**SET TASK**. Everything from the first line down to the line containing "from matplotlib.patches import Rectangle" is to be retyped exactly, both ends included, with pictures left out.

**SOURCE MATERIAL**.
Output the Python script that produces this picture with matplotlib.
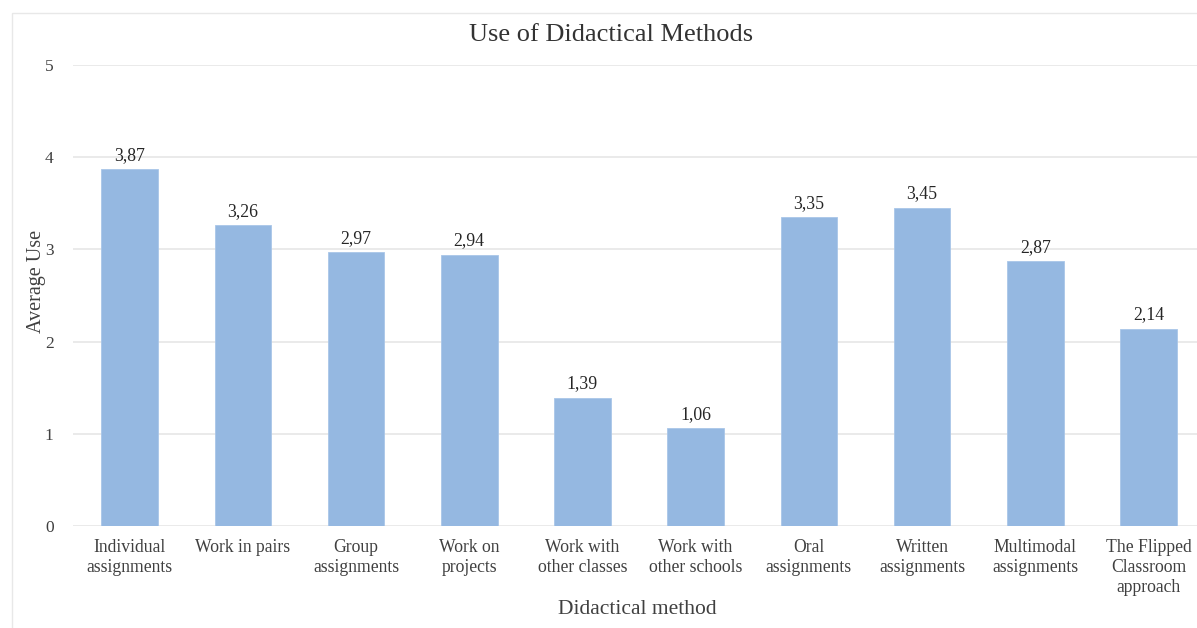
import matplotlib.pyplot as plt
from matplotlib.patches import Rectangle

metodos = ['Individual\nassignments', 'Work in pairs', 'Group\nassignments', 'Work on\nprojects',
           'Work with\nother classes', 'Work with\nother schools', 'Oral\nassignments',
           'Written\nassignments', 'Multimodal\nassignments', 'The Flipped\nClassroom\napproach']
medias = [3.87, 3.26, 2.97, 2.94, 1.39, 1.06, 3.35, 3.45, 2.87, 2.14]
y_ticks = [0, 1, 2, 3, 4, 5]

plt.rcParams['font.family'] = ['Liberation Serif', 'DejaVu Serif']

fig = plt.figure(figsize=(11.97, 6.28), dpi=100)
# marco exterior del grafico
fig.patches.append(Rectangle((12 / 1197, -0.1), 1.2, 1 - 13 / 628 + 0.1, transform=fig.transFigure,
                             fill=False, edgecolor='#E8E8E8', linewidth=1))
ax = fig.add_axes([73 / 1197, 1 - 526 / 628, (1205 - 73) / 1197, (526 - 65) / 628])

x = range(len(metodos))
barras = ax.bar(x, medias, width=0.5, color='#95B8E1', edgecolor='#A9C6E8', linewidth=0.6, zorder=3)
for b, v in zip(barras, medias):
    ax.text(b.get_x() + b.get_width() / 2, v + 0.06, f'{v:.2f}'.replace('.', ','),
            ha='center', va='bottom', fontsize=12.8, color='#262626')

ax.set_xlim(-0.5, len(metodos) - 0.5)
ax.set_ylim(0, 5)
ax.set_yticks(y_ticks)
ax.set_xticks(list(x))
ax.set_xticklabels(metodos, fontsize=12.7, color='#404040', linespacing=1.25)
ax.tick_params(axis='y', labelsize=12.5, labelcolor='#404040', length=0, pad=14)
ax.tick_params(axis='x', length=0, pad=9)
ax.yaxis.grid(True, color='#E6E6E6', linewidth=1.2, zorder=0)
for s in ax.spines.values():
    s.set_visible(False)

fig.text(611 / 1197, 1 - 35 / 628, 'Use of Didactical Methods', ha='center', va='center',
         fontsize=19, color='#333333')
fig.text(637 / 1197, 1 - 610 / 628, 'Didactical method', ha='center', va='center',
         fontsize=15.5, color='#404040')
fig.text(37 / 1197, 1 - 281 / 628, 'Average Use', ha='center', va='center', rotation=90,
         fontsize=14.5, color='#404040')

fig.savefig('out.png', dpi=100)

**RESULT OF THE TASK**.
Output the Python script that produces this picture with matplotlib.
import matplotlib.pyplot as plt
from matplotlib.patches import Rectangle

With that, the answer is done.